▸ **Exercise task**: Leave out the pictures and copy everything else below exactly.

»»

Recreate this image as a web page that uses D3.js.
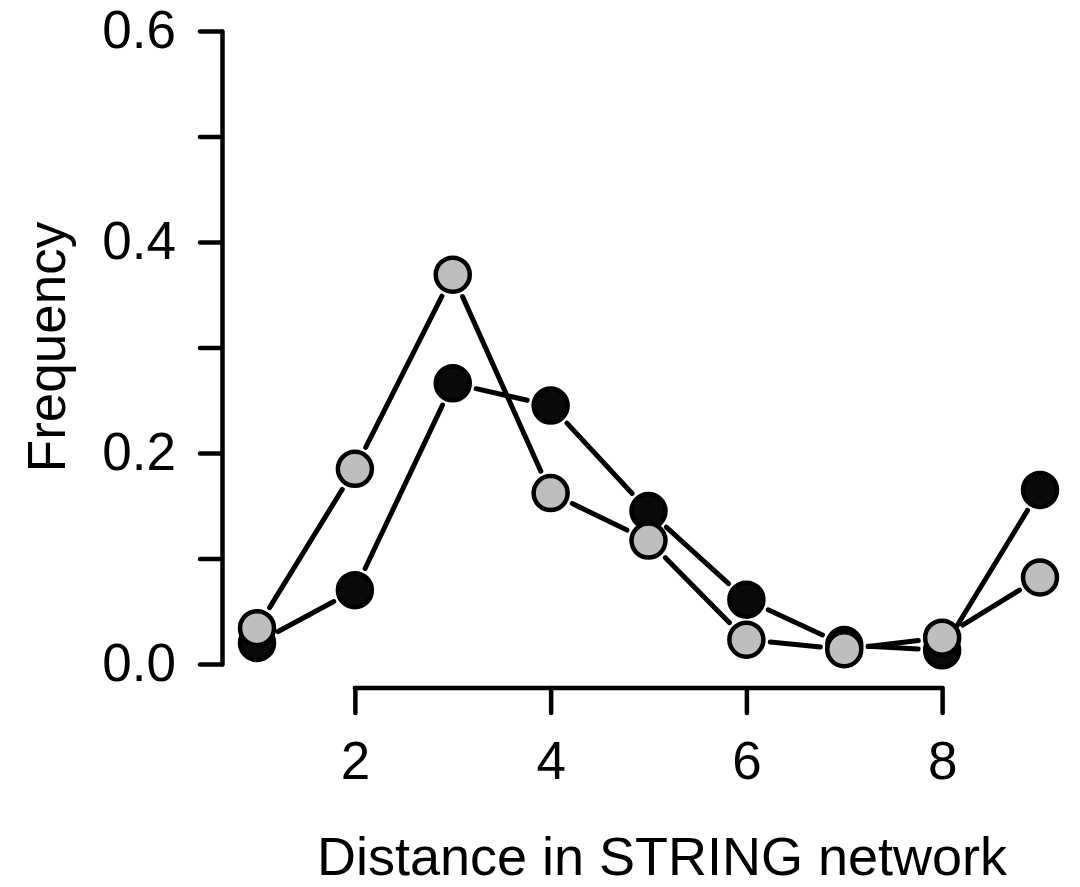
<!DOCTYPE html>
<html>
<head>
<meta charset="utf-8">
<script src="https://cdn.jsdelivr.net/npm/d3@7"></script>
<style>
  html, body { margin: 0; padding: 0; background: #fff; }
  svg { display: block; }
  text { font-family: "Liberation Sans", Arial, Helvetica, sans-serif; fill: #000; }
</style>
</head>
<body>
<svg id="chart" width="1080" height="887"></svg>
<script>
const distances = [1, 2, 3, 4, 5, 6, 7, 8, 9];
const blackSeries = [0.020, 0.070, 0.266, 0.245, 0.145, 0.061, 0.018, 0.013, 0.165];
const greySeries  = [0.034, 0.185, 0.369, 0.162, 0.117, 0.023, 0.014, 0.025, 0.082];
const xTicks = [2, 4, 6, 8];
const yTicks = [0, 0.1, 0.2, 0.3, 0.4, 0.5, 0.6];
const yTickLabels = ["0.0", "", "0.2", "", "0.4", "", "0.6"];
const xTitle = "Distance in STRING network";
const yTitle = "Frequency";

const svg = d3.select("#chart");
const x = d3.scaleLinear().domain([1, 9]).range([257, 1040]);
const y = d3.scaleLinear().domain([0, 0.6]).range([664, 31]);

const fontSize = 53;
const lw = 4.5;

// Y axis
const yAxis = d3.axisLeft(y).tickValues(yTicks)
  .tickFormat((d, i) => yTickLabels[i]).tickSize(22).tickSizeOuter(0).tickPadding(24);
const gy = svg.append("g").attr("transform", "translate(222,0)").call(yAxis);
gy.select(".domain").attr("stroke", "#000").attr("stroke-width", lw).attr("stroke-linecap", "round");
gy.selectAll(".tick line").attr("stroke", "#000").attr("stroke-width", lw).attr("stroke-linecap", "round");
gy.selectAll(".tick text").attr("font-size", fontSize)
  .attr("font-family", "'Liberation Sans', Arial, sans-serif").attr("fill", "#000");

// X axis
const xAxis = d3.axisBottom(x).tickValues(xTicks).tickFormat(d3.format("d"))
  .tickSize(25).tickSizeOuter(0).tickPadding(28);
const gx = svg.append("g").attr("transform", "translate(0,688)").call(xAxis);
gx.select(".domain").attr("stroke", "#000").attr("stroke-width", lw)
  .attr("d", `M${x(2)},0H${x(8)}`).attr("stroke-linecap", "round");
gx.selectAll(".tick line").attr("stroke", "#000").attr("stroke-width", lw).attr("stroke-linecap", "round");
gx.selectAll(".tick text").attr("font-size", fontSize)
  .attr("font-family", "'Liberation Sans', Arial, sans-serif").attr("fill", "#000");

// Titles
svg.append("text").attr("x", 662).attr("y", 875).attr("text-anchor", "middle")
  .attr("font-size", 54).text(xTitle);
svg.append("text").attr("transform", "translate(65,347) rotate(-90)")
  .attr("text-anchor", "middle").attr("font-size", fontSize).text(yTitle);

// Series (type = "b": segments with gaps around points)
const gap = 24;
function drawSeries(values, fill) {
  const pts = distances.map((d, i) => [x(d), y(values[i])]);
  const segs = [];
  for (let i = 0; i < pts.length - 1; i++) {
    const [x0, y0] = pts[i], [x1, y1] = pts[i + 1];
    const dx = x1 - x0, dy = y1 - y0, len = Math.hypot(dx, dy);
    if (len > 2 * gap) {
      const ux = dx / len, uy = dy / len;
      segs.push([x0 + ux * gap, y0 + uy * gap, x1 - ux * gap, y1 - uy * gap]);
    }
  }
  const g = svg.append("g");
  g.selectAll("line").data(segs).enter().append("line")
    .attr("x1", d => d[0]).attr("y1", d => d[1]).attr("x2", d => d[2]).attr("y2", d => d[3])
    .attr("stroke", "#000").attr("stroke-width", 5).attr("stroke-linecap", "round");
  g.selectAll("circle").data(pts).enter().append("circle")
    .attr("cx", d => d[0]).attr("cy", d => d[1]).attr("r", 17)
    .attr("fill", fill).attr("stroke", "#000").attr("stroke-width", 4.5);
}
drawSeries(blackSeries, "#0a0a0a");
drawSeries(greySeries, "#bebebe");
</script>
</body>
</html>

««

▸ **Task response**:
Recreate this image as a web page that uses D3.js.
<!DOCTYPE html>
<html>
<head>
<meta charset="utf-8">
<script src="https://cdn.jsdelivr.net/npm/d3@7"></script>
<style>
  html, body { margin: 0; padding: 0; background: #fff; }
  svg { display: block; }
  text { font-family: "Liberation Sans", Arial, Helvetica, sans-serif; fill: #000; }
</style>
</head>
<body>
<svg id="chart" width="1080" height="887"></svg>
<script>
const distances = [1, 2, 3, 4, 5, 6, 7, 8, 9];
const blackSeries = [0.020, 0.070, 0.266, 0.245, 0.145, 0.061, 0.018, 0.013, 0.165];
const greySeries  = [0.034, 0.185, 0.369, 0.162, 0.117, 0.023, 0.014, 0.025, 0.082];
const xTicks = [2, 4, 6, 8];
const yTicks = [0, 0.1, 0.2, 0.3, 0.4, 0.5, 0.6];
const yTickLabels = ["0.0", "", "0.2", "", "0.4", "", "0.6"];
const xTitle = "Distance in STRING network";
const yTitle = "Frequency";

const svg = d3.select("#chart");
const x = d3.scaleLinear().domain([1, 9]).range([257, 1040]);
const y = d3.scaleLinear().domain([0, 0.6]).range([664, 31]);

const fontSize = 53;
const lw = 4.5;

// Y axis
const yAxis = d3.axisLeft(y).tickValues(yTicks)
  .tickFormat((d, i) => yTickLabels[i]).tickSize(22).tickSizeOuter(0).tickPadding(24);
const gy = svg.append("g").attr("transform", "translate(222,0)").call(yAxis);
gy.select(".domain").attr("stroke", "#000").attr("stroke-width", lw).attr("stroke-linecap", "round");
gy.selectAll(".tick line").attr("stroke", "#000").attr("stroke-width", lw).attr("stroke-linecap", "round");
gy.selectAll(".tick text").attr("font-size", fontSize)
  .attr("font-family", "'Liberation Sans', Arial, sans-serif").attr("fill", "#000");

// X axis
const xAxis = d3.axisBottom(x).tickValues(xTicks).tickFormat(d3.format("d"))
  .tickSize(25).tickSizeOuter(0).tickPadding(28);
const gx = svg.append("g").attr("transform", "translate(0,688)").call(xAxis);
gx.select(".domain").attr("stroke", "#000").attr("stroke-width", lw)
  .attr("d", `M${x(2)},0H${x(8)}`).attr("stroke-linecap", "round");
gx.selectAll(".tick line").attr("stroke", "#000").attr("stroke-width", lw).attr("stroke-linecap", "round");
gx.selectAll(".tick text").attr("font-size", fontSize)
  .attr("font-family", "'Liberation Sans', Arial, sans-serif").attr("fill", "#000");

// Titles
svg.append("text").attr("x", 662).attr("y", 875).attr("text-anchor", "middle")
  .attr("font-size", 54).text(xTitle);
svg.append("text").attr("transform", "translate(65,347) rotate(-90)")
  .attr("text-anchor", "middle").attr("font-size", fontSize).text(yTitle);

// Series (type = "b": segments with gaps around points)
const gap = 24;
function drawSeries(values, fill) {
  const pts = distances.map((d, i) => [x(d), y(values[i])]);
  const segs = [];
  for (let i = 0; i < pts.length - 1; i++) {
    const [x0, y0] = pts[i], [x1, y1] = pts[i + 1];
    const dx = x1 - x0, dy = y1 - y0, len = Math.hypot(dx, dy);
    if (len > 2 * gap) {
      const ux = dx / len, uy = dy / len;
      segs.push([x0 + ux * gap, y0 + uy * gap, x1 - ux * gap, y1 - uy * gap]);
    }
  }
  const g = svg.append("g");
  g.selectAll("line").data(segs).enter().append("line")
    .attr("x1", d => d[0]).attr("y1", d => d[1]).attr("x2", d => d[2]).attr("y2", d => d[3])
    .attr("stroke", "#000").attr("stroke-width", 5).attr("stroke-linecap", "round");
  g.selectAll("circle").data(pts).enter().append("circle")
    .attr("cx", d => d[0]).attr("cy", d => d[1]).attr("r", 17)
    .attr("fill", fill).attr("stroke", "#000").attr("stroke-width", 4.5);
}
drawSeries(blackSeries, "#0a0a0a");
drawSeries(greySeries, "#bebebe");
</script>
</body>
</html>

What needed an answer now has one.